B, C, & D.   With respect to Defendants’ MILs B, C, and D, the Court would like the parties to be prepared to discuss Pac. Gas & Elec. Co. v. G. W. Thomas Drayage & Rigging Co. (1968) 69 Cal.2d 33; the Court’s prior rulings on summary judgment and summary adjudication; and whether the Court should hold a preliminary hearing to consider (without admitting) extrinsic evidence to determine whether the policy is susceptible to more than one meaning.

E.      Defendants’ MIL E is granted.

F.       Defendants’ MIL F is denied, without prejudice to Defendants’ objecting to specific evidence offered by Plaintiff at trial.  The Court previously determined there are triable issues of fact with respect to coverage for fees and costs incurred by Colony employee witnesses and Matthew Grimes.

G.      Defendants’ MIL G is denied, conditioned on production within 2 court days of the unredacted agreement between Plaintiff and Barrack referenced in the motion.

H.      Defendants’ MIL H is granted with respect to testimony about portions of invoices that were redacted from the copies produced to Defendants.  MIL H is otherwise denied, but without prejudice to Defendants’ requesting a hearing pursuant to Evidence Code § 402 to determine the extent to which Mr. Bowman’s opinions are based upon the redacted material.  The Court does not believe that the fact that, at some point, Mr. Bowman reviewed the unredacted invoices by itself warrants precluding him from testifying.

I.       Defendants’ MIL I is granted with respect to invoices that allegedly support the employee-representation fees sought by Plaintiff but which were not produced in discovery.  This is not an improper motion for summary adjudication; in its opposition, Plaintiff acknowledges that it could potentially prove its claim for these fees based on other evidence.

J.       Defendants’ MIL J is denied.  It is overly broad and lacking in specificity.  Moreover, Defendants could have but did not make a motion asserting that Plaintiff and/or Mr. Barrack had waived the attorney-client and/or work-product privileges and seeking further discovery.  This denial is without prejudice to Defendants’ making objections to specific evidence at trial.

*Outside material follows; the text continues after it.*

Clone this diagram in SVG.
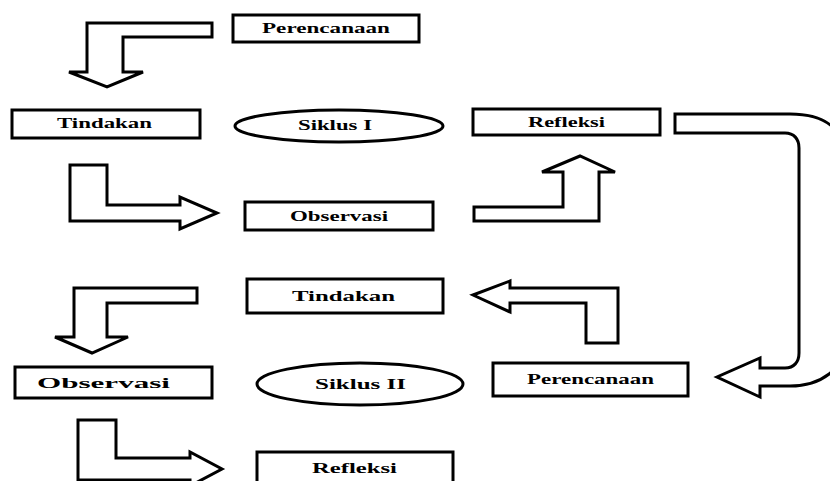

K.      Defendants’ MIL K is denied.  The coverage issue is in what capacity Barrack committed the allegedly wrongful acts, which issue cannot necessarily be resolved based upon only the criminal proceedings.  

L.      Defendants’ MIL L is granted.  Any testimony about the reasons for the jury’s acquittal of Mr. Barrack would be hearsay or speculation. 

M.     Defendants’ MIL M is denied.  To the extent it is determined at trial that attorney’s fees and costs incurred prior to a particular date are not recoverable, evidence of such fees and costs can be excluded or the jury can be instructed accordingly.  The Court does not believe introduction of such evidence would materially prejudice Defendants, even if such fees and costs are ultimately not recoverable.